┌────────
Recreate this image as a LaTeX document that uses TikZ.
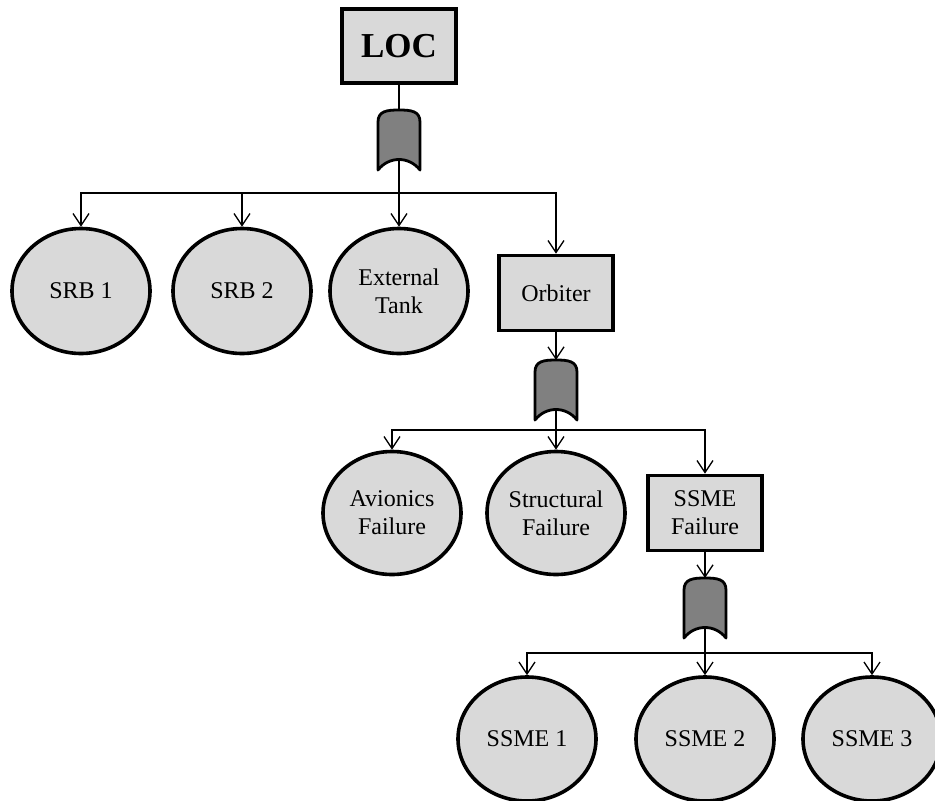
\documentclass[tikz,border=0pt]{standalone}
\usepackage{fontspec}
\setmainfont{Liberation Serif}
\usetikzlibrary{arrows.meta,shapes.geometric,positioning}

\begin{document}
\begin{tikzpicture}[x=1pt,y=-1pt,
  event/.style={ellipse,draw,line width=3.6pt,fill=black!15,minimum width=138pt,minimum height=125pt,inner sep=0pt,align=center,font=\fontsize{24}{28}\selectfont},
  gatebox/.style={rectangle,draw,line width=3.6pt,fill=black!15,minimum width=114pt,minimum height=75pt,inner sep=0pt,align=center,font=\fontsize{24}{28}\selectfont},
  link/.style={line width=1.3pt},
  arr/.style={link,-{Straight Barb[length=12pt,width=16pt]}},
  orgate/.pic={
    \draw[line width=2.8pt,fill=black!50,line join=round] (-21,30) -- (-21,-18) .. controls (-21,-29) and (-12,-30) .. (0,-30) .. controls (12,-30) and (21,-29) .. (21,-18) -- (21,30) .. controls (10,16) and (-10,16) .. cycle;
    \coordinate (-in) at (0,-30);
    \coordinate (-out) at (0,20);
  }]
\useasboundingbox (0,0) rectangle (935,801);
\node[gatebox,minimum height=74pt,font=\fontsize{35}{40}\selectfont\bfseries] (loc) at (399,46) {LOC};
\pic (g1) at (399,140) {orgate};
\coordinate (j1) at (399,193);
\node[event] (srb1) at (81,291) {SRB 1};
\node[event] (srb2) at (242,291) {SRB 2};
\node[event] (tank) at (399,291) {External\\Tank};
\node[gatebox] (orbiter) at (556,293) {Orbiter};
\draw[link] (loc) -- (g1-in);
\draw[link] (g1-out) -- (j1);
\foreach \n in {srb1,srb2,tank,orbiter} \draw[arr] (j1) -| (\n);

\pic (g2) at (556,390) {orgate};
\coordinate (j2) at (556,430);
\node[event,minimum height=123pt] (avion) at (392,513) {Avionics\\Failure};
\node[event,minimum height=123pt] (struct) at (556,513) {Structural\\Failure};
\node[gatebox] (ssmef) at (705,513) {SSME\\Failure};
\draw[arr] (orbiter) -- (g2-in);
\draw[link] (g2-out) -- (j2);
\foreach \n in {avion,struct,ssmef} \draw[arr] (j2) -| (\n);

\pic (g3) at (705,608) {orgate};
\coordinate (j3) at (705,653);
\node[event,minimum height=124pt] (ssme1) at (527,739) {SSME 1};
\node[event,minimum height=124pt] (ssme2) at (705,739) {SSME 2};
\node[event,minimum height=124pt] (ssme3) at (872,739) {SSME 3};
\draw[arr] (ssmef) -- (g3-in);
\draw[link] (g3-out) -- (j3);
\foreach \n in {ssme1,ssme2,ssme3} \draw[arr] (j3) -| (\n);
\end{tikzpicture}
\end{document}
└────────
§ **Do this**: Copy every line above word for word and exclude the pictures.

§ **Solution below**:
Recreate this image as a LaTeX document that uses TikZ.
\documentclass[tikz,border=0pt]{standalone}
\usepackage{fontspec}
\setmainfont{Liberation Serif}
\usetikzlibrary{arrows.meta,shapes.geometric,positioning}

\begin{document}
\begin{tikzpicture}[x=1pt,y=-1pt,
  event/.style={ellipse,draw,line width=3.6pt,fill=black!15,minimum width=138pt,minimum height=125pt,inner sep=0pt,align=center,font=\fontsize{24}{28}\selectfont},
  gatebox/.style={rectangle,draw,line width=3.6pt,fill=black!15,minimum width=114pt,minimum height=75pt,inner sep=0pt,align=center,font=\fontsize{24}{28}\selectfont},
  link/.style={line width=1.3pt},
  arr/.style={link,-{Straight Barb[length=12pt,width=16pt]}},
  orgate/.pic={
    \draw[line width=2.8pt,fill=black!50,line join=round] (-21,30) -- (-21,-18) .. controls (-21,-29) and (-12,-30) .. (0,-30) .. controls (12,-30) and (21,-29) .. (21,-18) -- (21,30) .. controls (10,16) and (-10,16) .. cycle;
    \coordinate (-in) at (0,-30);
    \coordinate (-out) at (0,20);
  }]
\useasboundingbox (0,0) rectangle (935,801);
\node[gatebox,minimum height=74pt,font=\fontsize{35}{40}\selectfont\bfseries] (loc) at (399,46) {LOC};
\pic (g1) at (399,140) {orgate};
\coordinate (j1) at (399,193);
\node[event] (srb1) at (81,291) {SRB 1};
\node[event] (srb2) at (242,291) {SRB 2};
\node[event] (tank) at (399,291) {External\\Tank};
\node[gatebox] (orbiter) at (556,293) {Orbiter};
\draw[link] (loc) -- (g1-in);
\draw[link] (g1-out) -- (j1);
\foreach \n in {srb1,srb2,tank,orbiter} \draw[arr] (j1) -| (\n);

\pic (g2) at (556,390) {orgate};
\coordinate (j2) at (556,430);
\node[event,minimum height=123pt] (avion) at (392,513) {Avionics\\Failure};
\node[event,minimum height=123pt] (struct) at (556,513) {Structural\\Failure};
\node[gatebox] (ssmef) at (705,513) {SSME\\Failure};
\draw[arr] (orbiter) -- (g2-in);
\draw[link] (g2-out) -- (j2);
\foreach \n in {avion,struct,ssmef} \draw[arr] (j2) -| (\n);

\pic (g3) at (705,608) {orgate};
\coordinate (j3) at (705,653);
\node[event,minimum height=124pt] (ssme1) at (527,739) {SSME 1};
\node[event,minimum height=124pt] (ssme2) at (705,739) {SSME 2};
\node[event,minimum height=124pt] (ssme3) at (872,739) {SSME 3};
\draw[arr] (ssmef) -- (g3-in);
\draw[link] (g3-out) -- (j3);
\foreach \n in {ssme1,ssme2,ssme3} \draw[arr] (j3) -| (\n);
\end{tikzpicture}
\end{document}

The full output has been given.